Typhoon Etau slammed into the Kanto region of Japan in September of 2015 while I was leading my annual Nikko photo tour. I often look back at these times and share my stories in the hope; it will educate tourists and locals on safety protocols when time is sensitive on an impending possible natural disaster.
On that fateful morning, I woke up to birds chirping and beautiful skies at our lodgings, about 90min before breakfast at our accommodations in Nikko. I quickly checked the Japan Metorlocial Agency, and I saw typhoon Etau was headed straight for us, and this typhoon was packing a punch and was going to hit us in about 9 hours. I knew there was nothing to do at this point, so after luxuriating in my morning onsen ritual, clients were sitting enjoying breakfast, and I sat down to join in on the morning meal. Then, the hotel owner came rushing in panicked to alert us of the incoming typhoon and the magnitude of the situation and told us we couldn't stay that night. He reported that we had to evacuate his lodgings and leave Nikko immediately. We finished breakfast at 0800, and the owner asked us to leave quickly; I asked him where he was getting his evacuation info? He said from the radio and tv and how everyone "tourists were leaving Nikko is busloads," and that is when I knew he had no idea about evacuation protocols. I know the local roads and highways, and I knew there was already a 50km traffic jam heading into Tokyo. I told my clients we would check out at 10 am, and I advised clients to go and enjoy the onsen, and I and a few did.
After checking out, I drove the lead SUV to the main fire hall, and everything was suspiciously still. As an ex-rescue specialist, I was a little shocked not to rescuers milling about getting ready for armageddon. My team and I got out of our vehicles, and we talked to the fire/rescue chief head of Nikko's FDMA, Fire, and Disaster Management Agency and his team, and I asked, "So, what do you recommend we do?" They were overwhelmed and more than helpful because someone had the good sense to ask about the correct course of action. The chief showed me the weather charts and the course of the Super Typhoon approaching.

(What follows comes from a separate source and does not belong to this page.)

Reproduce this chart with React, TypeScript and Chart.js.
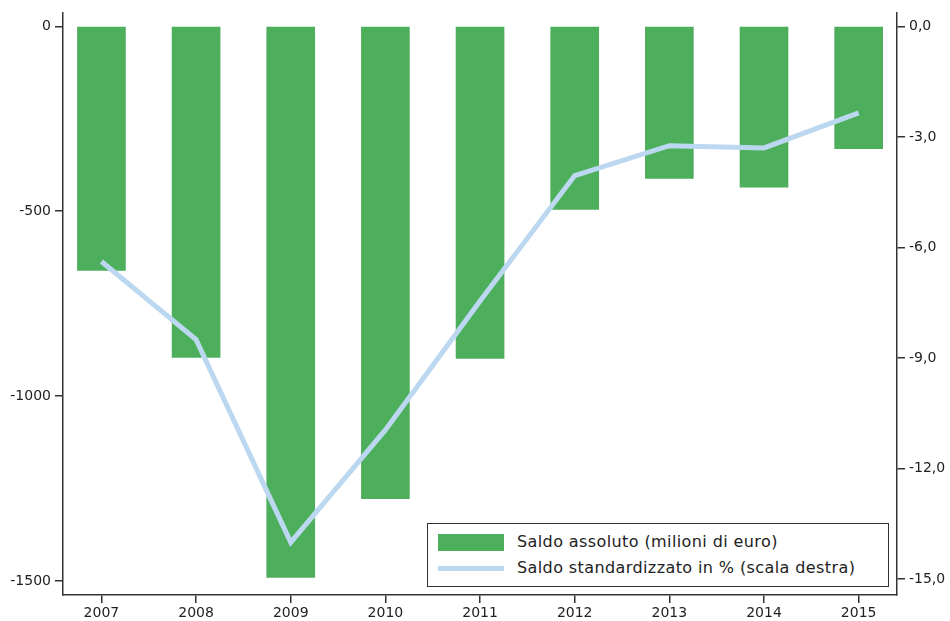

We could see that there was only a small window of time to get from Nikko to Tokyo before people would be stranded in transit. The highways were soon to be clogged with hundreds of thousands of tourists who were all going in the wrong direction. The Aerial photo below shows only one small section of highway and region and where the river water had overflowed the roads, making them impassible. In fact, there were now 10 km lakes in many areas where there hadn't been before. Over 50% of those who had fled Nikko in the morning were stranded in vehicles; the lucky ones were stranded at roadside rest stops. It took three days for the waters to recede. Military helicopters plucked stranded residents from roofs after waters surged over a wide area when the raging Kinugawa river burst its banks in Joso, north of Tokyo, swamping the city of 65,000 people. Dramatic aerial footage showed whole houses being swept away by raging torrents, in scenes eerily reminiscent of the devastating tsunami that crushed Japan's northeast coast in 2011.

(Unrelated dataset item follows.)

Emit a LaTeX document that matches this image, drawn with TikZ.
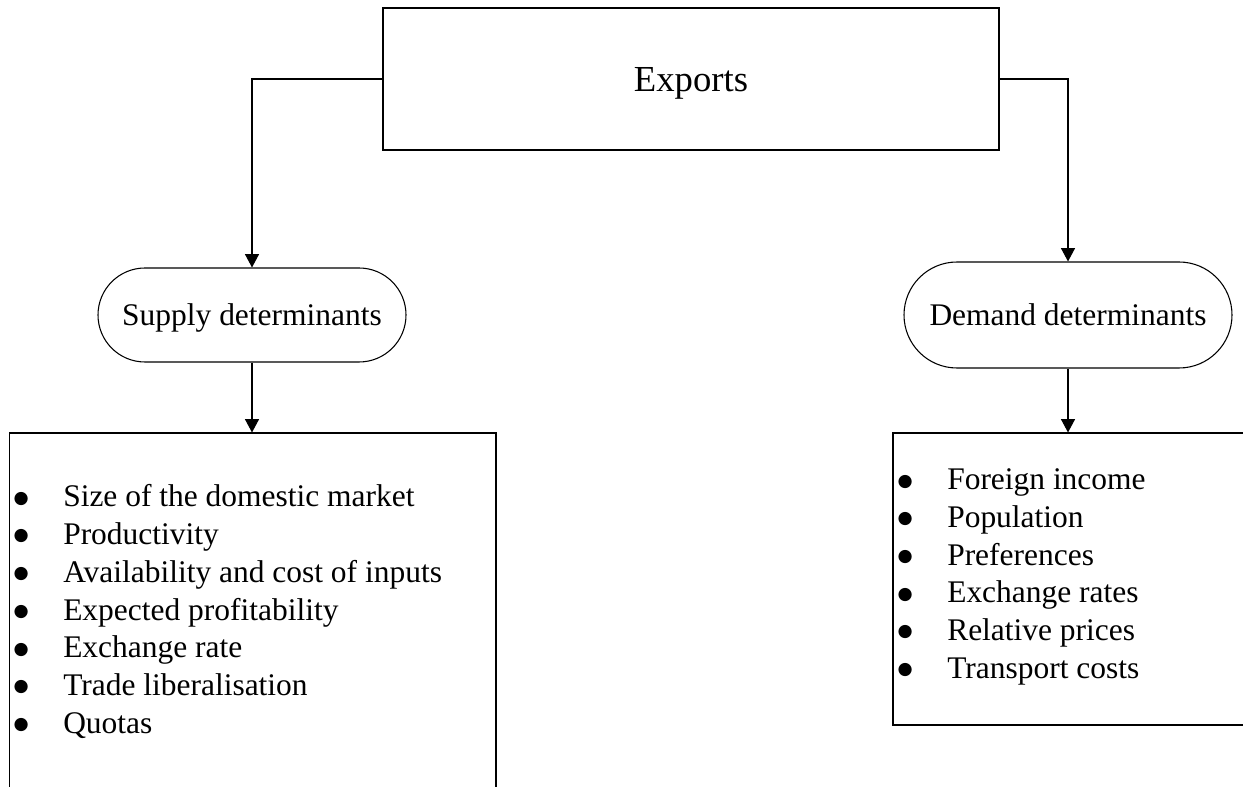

Just before lunch, my group and I checked into a comfortable lodging declared safe by the Nikko disaster rescue agency director, and we continued our photo tour/workshop of Nikko. That evening, we enjoyed dinner and good company, but as a precaution, I limited libations to a one-drink maximum per person. The typhoon passed that night with no impact on us. The rain continued until the middle of the next day while we photographed in Nikko; with no tourist milling about, we had Nikko to ourselves. Moreover, Nikko is naturally fortified, so there was little wind, just rain to contend with. Nikko holds the most lavishly decorated mausoleum of Tokugawa Ieyasu, the founder of the Tokugawa Shogunate. The village was founded in 766, in the middle of a solid rock mountainside with perfect drainage. Water flows away from Nikko downhill fast, and it doesn't linger long in the village. Below Nikko, about 20 kilometers, is a plateau, a yellow-red zone, where I knew was a no-go zone. This is the same region where the hotel building and homes went mobile into the river, and some of the tourists who left Nikko that morning were stranded and couldn't get to safety. It always surprises me that most tour companies and civilians do not take the advice FDMA: Fire and Disaster Management Agency of Japan.
As a final word of caution, if you want to take a Japan photography tour safely, or any photo tour worldwide, make sure you travel with an experienced adventurer who has an entire team and is a local to the region or has scouted the area for at least three to five years and not three to five days. Your leader should understand the region's topography weather patterns for the four seasons and know emergency evacuation procedures, and be prepared for anything that could happen to make your trip carefree.